CHALLENGE: Note each line of the listing that contains the string "chart", and copy it.
----- TASK DATA -----
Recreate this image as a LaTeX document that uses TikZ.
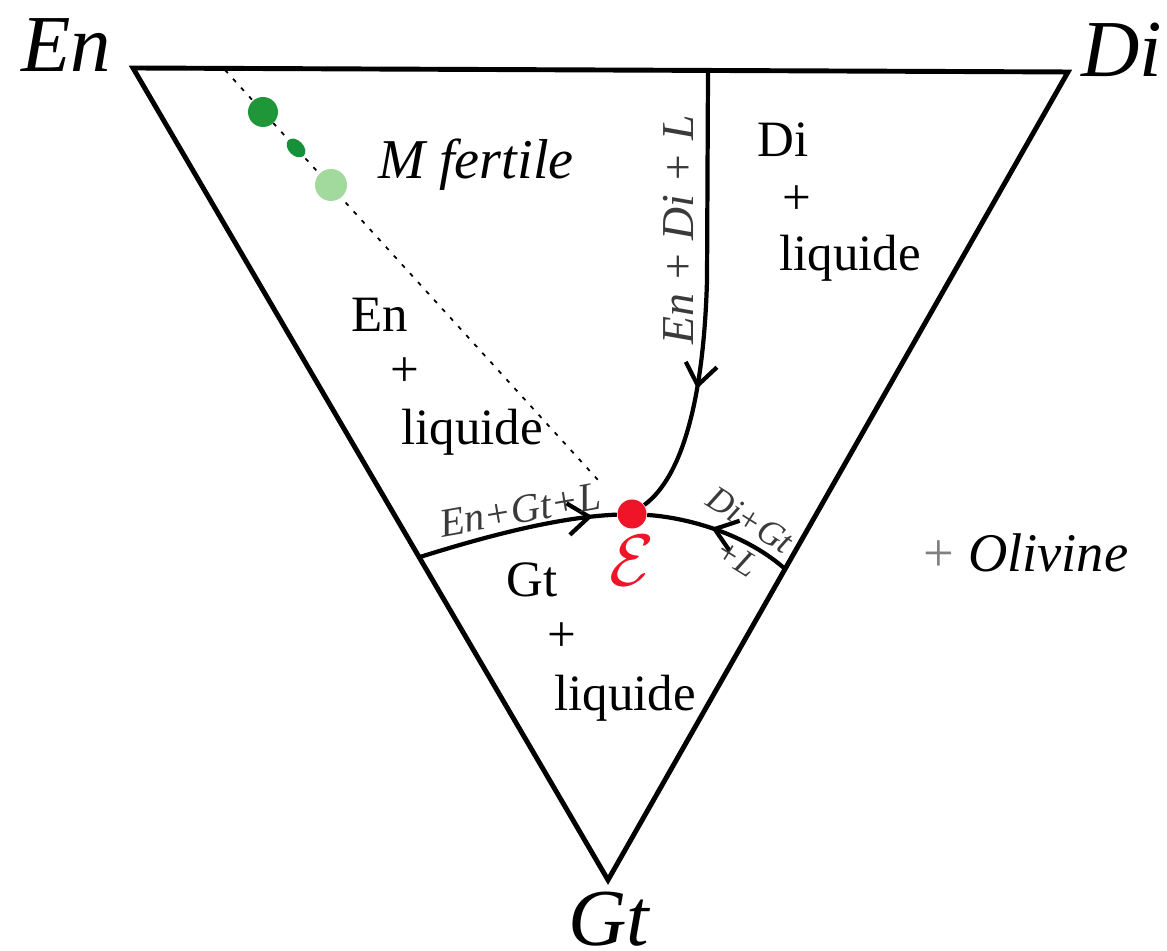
\documentclass[tikz,border=0pt]{standalone}
\usepackage{fontspec}
\setmainfont{Liberation Serif}
\usepackage{xcolor}
\usepackage{tikz}
\usetikzlibrary{positioning,arrows.meta,decorations.markings,shapes.geometric}

\definecolor{eutred}{HTML}{F01428}
\definecolor{mdark}{HTML}{1F9638}
\definecolor{mmid}{HTML}{17903A}
\definecolor{mlight}{HTML}{A2D99C}
\definecolor{labgrey}{HTML}{3A3A3A}

\begin{document}
\begin{tikzpicture}[>={Straight Barb[length=6pt,width=9pt]},
    every node/.style={font=\fontsize{14.5}{16}\selectfont, align=center, inner sep=1pt},
    vertexlab/.style={font=\fontsize{23}{25}\selectfont\itshape},
    cotlab/.style={font=\fontsize{11.5}{12}\selectfont\itshape, text=labgrey},
    midarrow/.style={postaction={decorate, decoration={markings, mark=at position #1 with {\arrow{>}}}}}]
  \useasboundingbox (0,0) rectangle (11.67,9.5);

  \coordinate (En) at (1.33,8.82);
  \coordinate (Di) at (10.68,8.78);
  \coordinate (Gt) at (6.08,0.70);
  \coordinate (pEnDi) at (7.08,8.80);
  \coordinate (pEnGt) at (4.20,3.93);
  \coordinate (pDiGt) at (7.84,3.82);
  \coordinate (dashA) at (2.25,8.80);
  \coordinate (dashB) at (5.98,4.70);

  \draw[line width=1.4pt] (En) -- (Di) -- (Gt) -- cycle;

  \node[vertexlab] (lEn) at (0.66,9.05) {En};
  \node[vertexlab] (lDi) at (11.22,9.00) {Di};
  \node[vertexlab] (lGt) at (6.09,0.31) {Gt};

  \draw[line width=0.5pt, dash pattern=on 1.2pt off 2.2pt] (dashA) -- (dashB);
  \node[circle, fill=mdark, minimum size=0.30cm, inner sep=0] (m1) at (2.63,8.38) {};
  \node[ellipse, fill=mmid, minimum width=0.22cm, minimum height=0.15cm, inner sep=0, rotate=-45] (m2) at (2.96,8.02) {};
  \node[circle, fill=mlight, minimum size=0.32cm, inner sep=0] (m3) at (3.31,7.65) {};
  \node[font=\fontsize{16}{18}\selectfont\itshape] (mfert) at (4.76,7.85) {M fertile};

  \node[circle, fill=eutred, minimum size=0.29cm, inner sep=0] (E) at (6.32,4.36) {};
  \node[below=0.02cm of E, text=eutred, font=\fontsize{20}{22}\selectfont] (lE) {$\mathcal{E}$};

  \draw[line width=1.2pt, midarrow=0.71] (pEnDi) -- (7.07,6.70)
    .. controls (7.04,5.60) and (6.85,4.75) .. (E);
  \draw[line width=1.2pt, midarrow=0.88] (pEnGt) .. controls (4.90,4.15) and (5.60,4.33) .. (E);
  \draw[line width=1.2pt, midarrow=0.56] (pDiGt) .. controls (7.40,4.20) and (6.80,4.33) .. (E);

  \node[cotlab, rotate=90, font=\fontsize{13}{14}\selectfont\itshape] (lEnDi) at (6.78,7.20) {En + Di + L};
  \node[cotlab, rotate=10] (lEnGt) at (5.20,4.40) {En+Gt+L};
  \node[cotlab, rotate=-32, font=\fontsize{10}{11}\selectfont\itshape] (lDiGt) at (7.50,4.30) {Di+Gt};
  \node[cotlab, rotate=-32, font=\fontsize{10}{11}\selectfont\itshape] (lL) at (7.37,3.92) {+L};

  \node (rDi) at (7.83,8.10) {Di};
  \node (rDip) at (7.97,7.50) {+};
  \node (rDil) at (8.50,6.92) {liquide};

  \node (rEn) at (3.80,6.35) {En};
  \node (rEnp) at (4.05,5.78) {+};
  \node (rEnl) at (4.72,5.18) {liquide};

  \node (rGt) at (5.32,3.70) {Gt};
  \node (rGtp) at (5.62,3.13) {+};
  \node (rGtl) at (6.25,2.52) {liquide};

  \node[font=\fontsize{15.5}{17}\selectfont] (oliv) at (10.26,3.97) {\textcolor{gray}{+} \textit{Olivine}};
\end{tikzpicture}
\end{document}
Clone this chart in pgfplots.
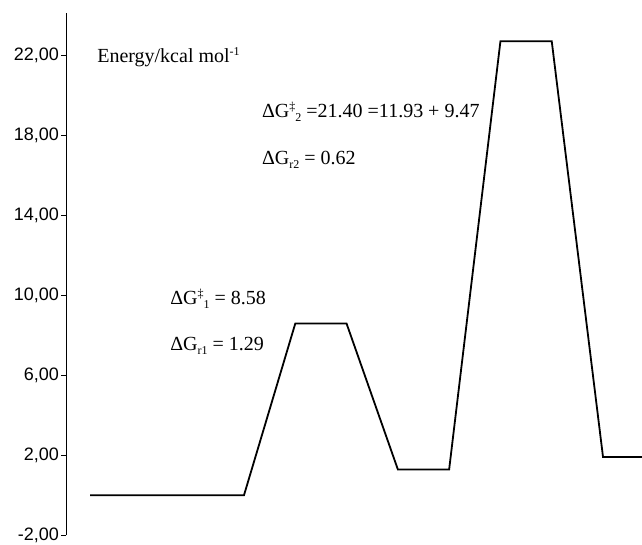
\documentclass[border=0pt]{standalone}
\usepackage{fontspec}
\setmainfont{Liberation Serif}
\setsansfont{Liberation Sans}
\usepackage{pgfplots}
\pgfplotsset{compat=1.18}
\newcommand{\mysub}[1]{\raisebox{-4pt}{\fontsize{12}{12}\selectfont #1}}
\newcommand{\mysup}[1]{\raisebox{7pt}{\fontsize{12}{12}\selectfont #1}}
\begin{document}
\begin{tikzpicture}[x=1pt,y=1pt]
\begin{axis}[
  scale only axis,
  width=576pt, height=522pt,
  xmin=-0.47, xmax=10.76,
  ymin=-2, ymax=24.1,
  axis x line=none,
  axis y line=left,
  axis line style={-, line width=0.8pt},
  ytick={-2,2,6,10,14,18,22},
  ytick pos=left,
  tick align=outside,
  major tick length=5pt,
  tick style={line width=0.8pt, black},
  yticklabel style={font=\sffamily\fontsize{18}{18}\selectfont, /pgf/number format/assume math mode=true, inner sep=2pt},
  /pgf/number format/.cd, fixed, fixed zerofill, precision=2, use comma,
  /pgfplots/.cd,
  clip=true,
]
\addplot[black, line width=1.8pt] coordinates {
  (0,0) (3,0) (4,8.58) (5,8.58) (6,1.29) (7,1.29) (8,22.69) (9,22.69) (10,1.91) (11,1.91)
};
\node[anchor=base west, inner sep=0pt, font=\fontsize{20}{20}\selectfont] at (axis cs:0.136,21.65) {Energy/kcal mol\mysup{-1}};
\node[anchor=base west, inner sep=0pt, font=\fontsize{20}{20}\selectfont] at (axis cs:3.35,18.9) {ΔG\mysup{‡}\mysub{2} =21.40 =11.93 + 9.47};
\node[anchor=base west, inner sep=0pt, font=\fontsize{20}{20}\selectfont] at (axis cs:3.35,16.55) {ΔG\mysub{r2} = 0.62};
\node[anchor=base west, inner sep=0pt, font=\fontsize{20}{20}\selectfont] at (axis cs:1.56,9.55) {ΔG\mysup{‡}\mysub{1} = 8.58};
\node[anchor=base west, inner sep=0pt, font=\fontsize{20}{20}\selectfont] at (axis cs:1.56,7.25) {ΔG\mysub{r1} = 1.29};
\end{axis}
\path (current axis.south west) ++(-66pt,-9pt) coordinate (bbA);
\path (current axis.north east) ++(0pt,13pt) coordinate (bbB);
\path (bbA) rectangle (bbB);
\end{tikzpicture}
\end{document}
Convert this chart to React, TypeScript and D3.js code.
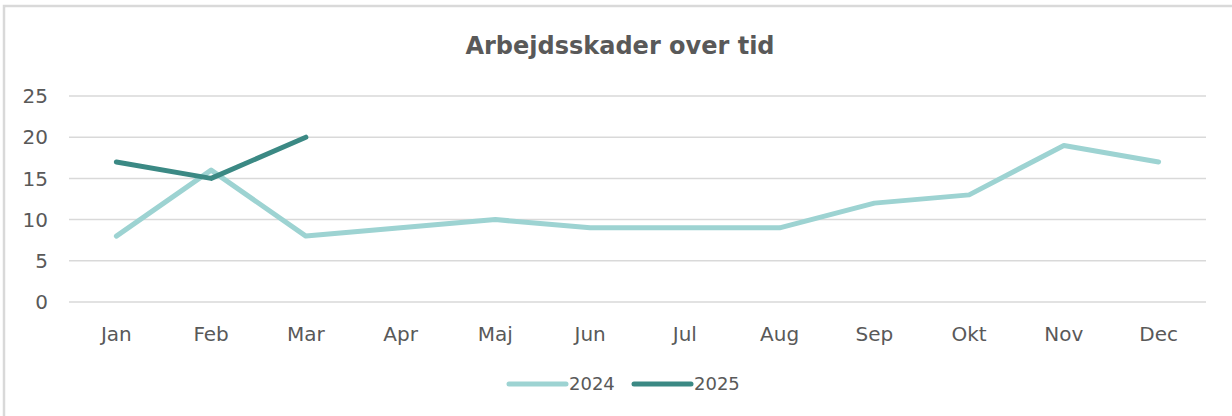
import React from "react";
import * as d3 from "d3";

const months = ["Jan", "Feb", "Mar", "Apr", "Maj", "Jun", "Jul", "Aug", "Sep", "Okt", "Nov", "Dec"];
const values2024 = [8, 16, 8, 9, 10, 9, 9, 9, 12, 13, 19, 17];
const values2025 = [17, 15, 20];
const yTicks = [0, 5, 10, 15, 20, 25];
const seriesNames = ["2024", "2025"];
const colors = ["#9dd3d2", "#3b8984"];

const W = 1232;
const H = 416;
const left = 69;
const right = 1206;
const top = 96;
const bottom = 302;
const font = "'DejaVu Sans', sans-serif";

export default function App() {
  const x = d3.scaleBand<string>().domain(months).range([left, right]);
  const y = d3.scaleLinear().domain([0, 25]).range([bottom, top]);
  const line = d3
    .line<number>()
    .x((_, i) => (x(months[i]) as number) + x.bandwidth() / 2)
    .y((d) => y(d));
  const series = [values2024, values2025];
  const legendX = [509, 634];
  return (
    <div style={{ position: "absolute", left: 0, top: 0 }}>
      <svg width={W} height={H} style={{ display: "block", background: "#fff" }}>
        <rect x={4} y={6} width={W + 10} height={H + 10} fill="#fff" stroke="#d9d9d9" strokeWidth={2.5} />
        <text x={620} y={54} textAnchor="middle" fontFamily={font} fontWeight="bold" fontSize={24} fill="#595959">
          Arbejdsskader over tid
        </text>
        {yTicks.map((t) => (
          <g key={t}>
            <line x1={left} x2={right} y1={y(t)} y2={y(t)} stroke="#d9d9d9" strokeWidth={1.5} />
            <text x={48} y={y(t)} dy="0.36em" textAnchor="end" fontFamily={font} fontSize={20} fill="#595959">
              {t}
            </text>
          </g>
        ))}
        {months.map((m) => (
          <text
            key={m}
            x={(x(m) as number) + x.bandwidth() / 2}
            y={334}
            dy="0.36em"
            textAnchor="middle"
            fontFamily={font}
            fontSize={20}
            fill="#595959"
          >
            {m}
          </text>
        ))}
        {series.map((s, i) => (
          <path
            key={i}
            d={line(s) || ""}
            fill="none"
            stroke={colors[i]}
            strokeWidth={5}
            strokeLinejoin="round"
            strokeLinecap="round"
          />
        ))}
        {seriesNames.map((n, i) => (
          <g key={n}>
            <line
              x1={legendX[i]}
              x2={legendX[i] + 57}
              y1={384}
              y2={384}
              stroke={colors[i]}
              strokeWidth={5}
              strokeLinecap="round"
            />
            <text x={legendX[i] + 60} y={384} dy="0.36em" fontFamily={font} fontSize={18} fill="#595959">
              {n}
            </text>
          </g>
        ))}
      </svg>
    </div>
  );
}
-----
FINISHED ANSWER:
Clone this chart in pgfplots.
Convert this chart to React, TypeScript and D3.js code.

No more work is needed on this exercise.